Pope Francis urges church to renew structures; says no place for "sad" priests and nuns

Pope Francis called for structural renewal in the Catholic church to keep up with the times, although he counseled future priests and nuns Saturday to shun costly trappings like the latest smartphones and fancy cars so they can devote more resources to help the poor.

Francis has been waging a campaign to root out corruption and power plays in the Vatican's bureaucracy and to keep sight of what is essential in the church he was elected in March to lead. His remarks in two appearances Saturday drew on his determination to forge what he likes to call a "poor church."

The Argentine-born pontiff offered the encouragement for renewal in a homily during Mass Saturday at the Vatican City hotel where he lives. Francis told Catholics "not to be afraid of renewing some structures" to accord with "the places, the times" and the people, but he didn't specify what needed to be changed.

He said, "In Christian life, even in the life of the church, there are ancient structures, transient structures: It is necessary to renew them!"

Later, he gave an off-the-cuff lecture to a Vatican auditorium full of seminarians and novices, and to thunderous applause, told the future priests and nuns to keep "freshness" and "joy" in their lives. He took to task seminarians and novices who "are too serious, too sad."

"Something's not right here," Francis told his rapt audience.

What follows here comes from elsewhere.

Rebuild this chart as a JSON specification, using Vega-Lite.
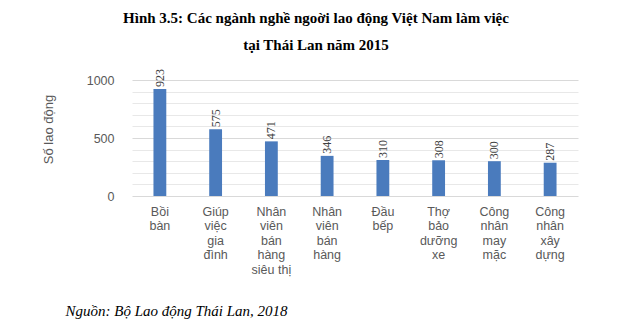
{
  "$schema": "https://vega.github.io/schema/vega-lite/v6.json",
  "autosize": "none",
  "width": 446,
  "height": 116,
  "padding": {"left": 132, "top": 80, "right": 55, "bottom": 138},
  "background": "white",
  "title": {
    "text": ["Hình 3.5: Các ngành nghề ngoời lao động Việt Nam làm việc", "tại Thái Lan năm 2015"],
    "font": "Liberation Serif",
    "fontSize": 15,
    "fontWeight": "bold",
    "color": "#000000",
    "lineHeight": 27,
    "anchor": "middle",
    "frame": "group",
    "dx": -39,
    "offset": 16
  },
  "data": {
    "values": [
      {"nganh": "Bồi bàn", "so": 923},
      {"nganh": "Giúp việc gia đình", "so": 575},
      {"nganh": "Nhân viên bán hàng siêu thị", "so": 471},
      {"nganh": "Nhân viên bán hàng", "so": 346},
      {"nganh": "Đầu bếp", "so": 310},
      {"nganh": "Thợ bảo dưỡng xe", "so": 308},
      {"nganh": "Công nhân may mặc", "so": 300},
      {"nganh": "Công nhân xây dựng", "so": 287}
    ]
  },
  "encoding": {
    "x": {
      "field": "nganh",
      "type": "nominal",
      "sort": null,
      "scale": {"paddingInner": 0.77, "paddingOuter": 0.385},
      "axis": {
        "title": "Nguồn: Bộ Lao động Thái Lan, 2018",
        "titleFont": "Liberation Serif",
        "titleFontStyle": "italic",
        "titleFontWeight": "normal",
        "titleFontSize": 15,
        "titleColor": "#000000",
        "titleAnchor": "start",
        "titleAlign": "left",
        "titleBaseline": "middle",
        "titleX": -67,
        "titleY": 114,
        "labelAngle": 0,
        "labelExpr": "split(replace(datum.value, 'siêu thị', 'siêu\u00a0thị'), ' ')",
        "labelFont": "Liberation Sans",
        "labelFontSize": 12.5,
        "labelColor": "#595959",
        "labelLineHeight": 14.5,
        "labelPadding": 9,
        "labelBaseline": "top",
        "ticks": false,
        "domain": false,
        "grid": false
      }
    },
    "y": {
      "field": "so",
      "type": "quantitative",
      "scale": {"domain": [0, 1000], "nice": false},
      "axis": {
        "title": "Số lao động",
        "titleFont": "Liberation Sans",
        "titleFontSize": 13,
        "titleFontWeight": "normal",
        "titleColor": "#595959",
        "titleAnchor": "middle",
        "titleY": 49,
        "titlePadding": 31,
        "values": [0, 100, 200, 300, 400, 500, 600, 700, 800, 900, 1000],
        "format": "d",
        "labelExpr": "datum.value % 500 === 0 ? datum.label : ''",
        "labelFont": "Liberation Sans",
        "labelFontSize": 12.5,
        "labelColor": "#595959",
        "labelPadding": 18,
        "ticks": false,
        "domain": false,
        "grid": true,
        "gridColor": {"condition": {"test": "datum.value % 500 === 0", "value": "#d9d9d9"}, "value": "#e8e8e8"},
        "gridWidth": 1
      }
    }
  },
  "layer": [
    {
      "mark": {"type": "bar", "color": "#4a7bbd"}
    },
    {
      "mark": {
        "type": "text",
        "angle": 270,
        "align": "left",
        "baseline": "middle",
        "dx": 2,
        "font": "Liberation Sans Narrow",
        "fontSize": 12,
        "color": "#404040"
      },
      "encoding": {"text": {"field": "so", "type": "quantitative"}}
    }
  ],
  "config": {"view": {"stroke": null}}
}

"There is no sadness in holiness," he added, saying that such clergy lack "the joy of the Lord."

"If you find a seminarian, priest, nun, with a long, sad face, if it seems as if in their life someone threw a wet blanket over them," then one should conclude "it's a psychiatric problem, they can leave — 'buenos dias,'" Francis said, choosing his words slowly as he went along, ignoring a prepared speech in his hand.

He reminded the future priests and nuns that he wasn't talking about superficial joy — "the thrill of a moment doesn't really make us happy." He warned against seeking "the joy of the world, the latest smartphone, the fastest car."

"It hurts my heart when I see a priest or a nun with the latest model of car," Francis said, then quickly joking that his audience will think "now, we'll have to go around on bicycle."

"Cars are necessary. But take a more humble one," said Francis, who from the day he took office declined to move out of the hotel during the conclave of cardinals and into the ornate Apostolic Palace that is the traditional home to pontiffs. "Think of how many children die of hunger" and dedicate the savings to them, Francis said.

At one point he turned to an aide and asked how much time he had with the young future priests and nuns. Told that he could stay there "until tomorrow" if he wanted, Francis joked to his audience that they would need "sandwiches and Cokes if we go till tomorrow," drawing roars of laughter. In the end, he spoke for about an hour with the seminarians and novices, and will celebrate Mass which they will attend in St. Peter's Basilica on Sunday morning.

During his remarks, Francis praised the late Mother Teresa, who cared for the most impoverished sick of Calcutta, India, and held her up as a courageous example. "I would like a more missionary church," the pope then told the young people, who seemed to hang on his every word. "Not so much a tranquil church, but a beautiful church that goes forward."

His praise of Mother Teresa will likely be seen as an indication that Francis will be eager to have her made a saint.

On Friday, the Vatican announced that Francis had decided to canonize two predecessors, John Paul II and John XXIII, even though the usual requirement of a second miracle attributed to John XXIII's intercession hadn't been certified. Bestowing sainthood on John Paul II, who died in 2005, puts him on a much faster path to canonization than Mother Teresa, who died in 1997.